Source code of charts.
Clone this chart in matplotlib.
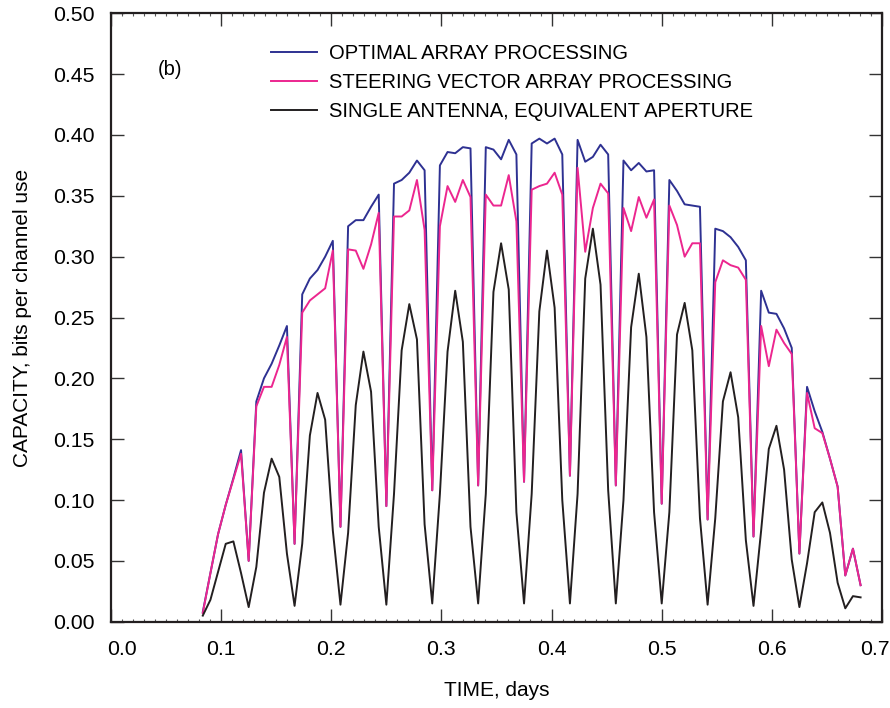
import numpy as np
import matplotlib
matplotlib.use("Agg")
import matplotlib.pyplot as plt
from matplotlib.ticker import MultipleLocator, FixedFormatter
from matplotlib.transforms import ScaledTranslation

plt.rcParams['font.family'] = ['Liberation Sans', 'DejaVu Sans']

# 10-minute samples, from sample 12 to sample 98 of the day
t_days = np.arange(12, 99) / 144.0

optimal = [0.008, 0.040, 0.072, 0.096, 0.118, 0.141,
           0.050, 0.181, 0.200, 0.212, 0.227, 0.243,
           0.064, 0.269, 0.282, 0.289, 0.300, 0.313,
           0.078, 0.325, 0.330, 0.330, 0.341, 0.351,
           0.095, 0.360, 0.363, 0.369, 0.379, 0.371,
           0.108, 0.375, 0.386, 0.385, 0.390, 0.389,
           0.112, 0.390, 0.388, 0.380, 0.396, 0.384,
           0.115, 0.393, 0.397, 0.393, 0.397, 0.384,
           0.120, 0.396, 0.378, 0.382, 0.392, 0.384,
           0.112, 0.379, 0.371, 0.377, 0.370, 0.371,
           0.097, 0.363, 0.354, 0.343, 0.342, 0.341,
           0.084, 0.323, 0.321, 0.316, 0.308, 0.297,
           0.070, 0.272, 0.254, 0.253, 0.241, 0.225,
           0.056, 0.193, 0.173, 0.156, 0.134, 0.111,
           0.038, 0.060, 0.030]

steering = [0.007, 0.040, 0.072, 0.096, 0.117, 0.138,
            0.050, 0.177, 0.193, 0.193, 0.211, 0.234,
            0.064, 0.254, 0.264, 0.269, 0.274, 0.305,
            0.078, 0.306, 0.305, 0.290, 0.310, 0.336,
            0.095, 0.333, 0.333, 0.338, 0.363, 0.322,
            0.108, 0.325, 0.358, 0.345, 0.363, 0.349,
            0.112, 0.351, 0.342, 0.342, 0.367, 0.329,
            0.115, 0.355, 0.358, 0.360, 0.369, 0.351,
            0.120, 0.373, 0.304, 0.340, 0.360, 0.352,
            0.112, 0.340, 0.321, 0.349, 0.332, 0.347,
            0.097, 0.342, 0.326, 0.300, 0.311, 0.311,
            0.084, 0.279, 0.297, 0.293, 0.291, 0.281,
            0.070, 0.243, 0.210, 0.240, 0.229, 0.220,
            0.056, 0.188, 0.159, 0.155, 0.134, 0.111,
            0.038, 0.060, 0.030]

single = [0.005, 0.018, 0.041, 0.064, 0.066, 0.040,
          0.012, 0.045, 0.106, 0.134, 0.119, 0.056,
          0.013, 0.064, 0.153, 0.188, 0.166, 0.075,
          0.014, 0.073, 0.178, 0.222, 0.189, 0.078,
          0.014, 0.105, 0.223, 0.261, 0.232, 0.080,
          0.015, 0.105, 0.222, 0.272, 0.230, 0.078,
          0.015, 0.105, 0.271, 0.311, 0.273, 0.090,
          0.015, 0.105, 0.255, 0.305, 0.258, 0.100,
          0.015, 0.105, 0.282, 0.323, 0.277, 0.108,
          0.015, 0.100, 0.242, 0.286, 0.234, 0.090,
          0.015, 0.090, 0.236, 0.262, 0.223, 0.085,
          0.014, 0.085, 0.181, 0.205, 0.168, 0.067,
          0.013, 0.075, 0.142, 0.161, 0.125, 0.051,
          0.012, 0.048, 0.090, 0.098, 0.073, 0.032,
          0.011, 0.021, 0.020]

x_ticks = [0.0, 0.1, 0.2, 0.3, 0.4, 0.5, 0.6, 0.7]
x_ticklabels = ["0.0", "0.1", "0.2", "0.3", "0.4", "0.5", "0.6", "0.7"]

labels = ["OPTIMAL ARRAY PROCESSING",
          "STEERING VECTOR ARRAY PROCESSING",
          "SINGLE ANTENNA, EQUIVALENT APERTURE"]
colors = ["#2e3192", "#ec268f", "#231f20"]

fig = plt.figure(figsize=(8.9, 7.08), dpi=100)
ax = fig.add_axes([111/890, 86.3/708, 771/890, 608.4/708])

for ys, lab, c in zip([optimal, steering, single], labels, colors):
    ax.plot(t_days, ys, color=c, lw=1.4, label=lab)

ax.set_xlim(0, 0.7)
ax.set_ylim(0, 0.5)
ax.set_xticks(x_ticks)
# the two end labels are drawn separately so they stay inside the frame
ax.xaxis.set_major_formatter(FixedFormatter([""] + x_ticklabels[1:-1] + [""]))
ax.xaxis.set_minor_locator(MultipleLocator(0.01))
ax.yaxis.set_major_locator(MultipleLocator(0.05))
ax.yaxis.set_major_formatter(plt.FormatStrFormatter('%.2f'))

tick_fs = 15.3
ax.tick_params(axis='x', which='major', direction='in', length=9.5, width=1.0,
               top=True, pad=13, labelsize=tick_fs, color='#333333')
ax.tick_params(axis='x', which='minor', direction='in', length=2.5, width=0.8,
               top=True, color='#555555')
ax.tick_params(axis='y', which='major', direction='in', length=9.5, width=1.0,
               right=True, pad=12, labelsize=tick_fs, color='#333333')
for s in ax.spines.values():
    s.set_linewidth(1.6)
    s.set_color('#231f20')

trans, va, ha = ax.get_xaxis_text1_transform(13)
ax.text(x_ticks[0], 0, x_ticklabels[0], fontsize=tick_fs, va=va, ha='center',
        transform=trans + ScaledTranslation(0.105, 0, fig.dpi_scale_trans))
ax.text(x_ticks[-1], 0, x_ticklabels[-1], fontsize=tick_fs, va=va, ha='center',
        transform=trans + ScaledTranslation(-0.07, 0, fig.dpi_scale_trans))

ax.set_xlabel("TIME, days", fontsize=15, labelpad=16)
ax.set_ylabel("CAPACITY, bits per channel use", fontsize=15, labelpad=15)

ax.text(0.0765, 0.907, "(b)", transform=ax.transAxes, ha='center', va='center',
        fontsize=14.5)

ax.legend(loc='upper left', bbox_to_anchor=(0.2075, 0.949), frameon=False,
          fontsize=14.5, handlelength=2.3, handletextpad=0.6, labelspacing=0.5,
          borderpad=0, borderaxespad=0)

fig.savefig("out.png", dpi=100)
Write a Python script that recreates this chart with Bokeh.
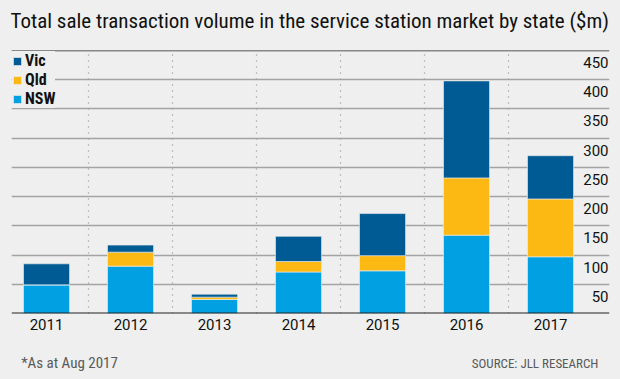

YOUR GOAL. Copy the whole of the material above exactly, but not its images.

WRITTEN RESPONSE.
Clone this chart in matplotlib.
import numpy as np
import matplotlib
matplotlib.use("Agg")
import matplotlib.pyplot as plt
from matplotlib.ticker import MultipleLocator, FixedFormatter
from matplotlib.transforms import ScaledTranslation

plt.rcParams['font.family'] = ['Liberation Sans', 'DejaVu Sans']

# 10-minute samples, from sample 12 to sample 98 of the day
t_days = np.arange(12, 99) / 144.0

optimal = [0.008, 0.040, 0.072, 0.096, 0.118, 0.141,
           0.050, 0.181, 0.200, 0.212, 0.227, 0.243,
           0.064, 0.269, 0.282, 0.289, 0.300, 0.313,
           0.078, 0.325, 0.330, 0.330, 0.341, 0.351,
           0.095, 0.360, 0.363, 0.369, 0.379, 0.371,
           0.108, 0.375, 0.386, 0.385, 0.390, 0.389,
           0.112, 0.390, 0.388, 0.380, 0.396, 0.384,
           0.115, 0.393, 0.397, 0.393, 0.397, 0.384,
           0.120, 0.396, 0.378, 0.382, 0.392, 0.384,
           0.112, 0.379, 0.371, 0.377, 0.370, 0.371,
           0.097, 0.363, 0.354, 0.343, 0.342, 0.341,
           0.084, 0.323, 0.321, 0.316, 0.308, 0.297,
           0.070, 0.272, 0.254, 0.253, 0.241, 0.225,
           0.056, 0.193, 0.173, 0.156, 0.134, 0.111,
           0.038, 0.060, 0.030]

steering = [0.007, 0.040, 0.072, 0.096, 0.117, 0.138,
            0.050, 0.177, 0.193, 0.193, 0.211, 0.234,
            0.064, 0.254, 0.264, 0.269, 0.274, 0.305,
            0.078, 0.306, 0.305, 0.290, 0.310, 0.336,
            0.095, 0.333, 0.333, 0.338, 0.363, 0.322,
            0.108, 0.325, 0.358, 0.345, 0.363, 0.349,
            0.112, 0.351, 0.342, 0.342, 0.367, 0.329,
            0.115, 0.355, 0.358, 0.360, 0.369, 0.351,
            0.120, 0.373, 0.304, 0.340, 0.360, 0.352,
            0.112, 0.340, 0.321, 0.349, 0.332, 0.347,
            0.097, 0.342, 0.326, 0.300, 0.311, 0.311,
            0.084, 0.279, 0.297, 0.293, 0.291, 0.281,
            0.070, 0.243, 0.210, 0.240, 0.229, 0.220,
            0.056, 0.188, 0.159, 0.155, 0.134, 0.111,
            0.038, 0.060, 0.030]

single = [0.005, 0.018, 0.041, 0.064, 0.066, 0.040,
          0.012, 0.045, 0.106, 0.134, 0.119, 0.056,
          0.013, 0.064, 0.153, 0.188, 0.166, 0.075,
          0.014, 0.073, 0.178, 0.222, 0.189, 0.078,
          0.014, 0.105, 0.223, 0.261, 0.232, 0.080,
          0.015, 0.105, 0.222, 0.272, 0.230, 0.078,
          0.015, 0.105, 0.271, 0.311, 0.273, 0.090,
          0.015, 0.105, 0.255, 0.305, 0.258, 0.100,
          0.015, 0.105, 0.282, 0.323, 0.277, 0.108,
          0.015, 0.100, 0.242, 0.286, 0.234, 0.090,
          0.015, 0.090, 0.236, 0.262, 0.223, 0.085,
          0.014, 0.085, 0.181, 0.205, 0.168, 0.067,
          0.013, 0.075, 0.142, 0.161, 0.125, 0.051,
          0.012, 0.048, 0.090, 0.098, 0.073, 0.032,
          0.011, 0.021, 0.020]

x_ticks = [0.0, 0.1, 0.2, 0.3, 0.4, 0.5, 0.6, 0.7]
x_ticklabels = ["0.0", "0.1", "0.2", "0.3", "0.4", "0.5", "0.6", "0.7"]

labels = ["OPTIMAL ARRAY PROCESSING",
          "STEERING VECTOR ARRAY PROCESSING",
          "SINGLE ANTENNA, EQUIVALENT APERTURE"]
colors = ["#2e3192", "#ec268f", "#231f20"]

fig = plt.figure(figsize=(8.9, 7.08), dpi=100)
ax = fig.add_axes([111/890, 86.3/708, 771/890, 608.4/708])

for ys, lab, c in zip([optimal, steering, single], labels, colors):
    ax.plot(t_days, ys, color=c, lw=1.4, label=lab)

ax.set_xlim(0, 0.7)
ax.set_ylim(0, 0.5)
ax.set_xticks(x_ticks)
# the two end labels are drawn separately so they stay inside the frame
ax.xaxis.set_major_formatter(FixedFormatter([""] + x_ticklabels[1:-1] + [""]))
ax.xaxis.set_minor_locator(MultipleLocator(0.01))
ax.yaxis.set_major_locator(MultipleLocator(0.05))
ax.yaxis.set_major_formatter(plt.FormatStrFormatter('%.2f'))

tick_fs = 15.3
ax.tick_params(axis='x', which='major', direction='in', length=9.5, width=1.0,
               top=True, pad=13, labelsize=tick_fs, color='#333333')
ax.tick_params(axis='x', which='minor', direction='in', length=2.5, width=0.8,
               top=True, color='#555555')
ax.tick_params(axis='y', which='major', direction='in', length=9.5, width=1.0,
               right=True, pad=12, labelsize=tick_fs, color='#333333')
for s in ax.spines.values():
    s.set_linewidth(1.6)
    s.set_color('#231f20')

trans, va, ha = ax.get_xaxis_text1_transform(13)
ax.text(x_ticks[0], 0, x_ticklabels[0], fontsize=tick_fs, va=va, ha='center',
        transform=trans + ScaledTranslation(0.105, 0, fig.dpi_scale_trans))
ax.text(x_ticks[-1], 0, x_ticklabels[-1], fontsize=tick_fs, va=va, ha='center',
        transform=trans + ScaledTranslation(-0.07, 0, fig.dpi_scale_trans))

ax.set_xlabel("TIME, days", fontsize=15, labelpad=16)
ax.set_ylabel("CAPACITY, bits per channel use", fontsize=15, labelpad=15)

ax.text(0.0765, 0.907, "(b)", transform=ax.transAxes, ha='center', va='center',
        fontsize=14.5)

ax.legend(loc='upper left', bbox_to_anchor=(0.2075, 0.949), frameon=False,
          fontsize=14.5, handlelength=2.3, handletextpad=0.6, labelspacing=0.5,
          borderpad=0, borderaxespad=0)

fig.savefig("out.png", dpi=100)
Write a Python script that recreates this chart with Bokeh.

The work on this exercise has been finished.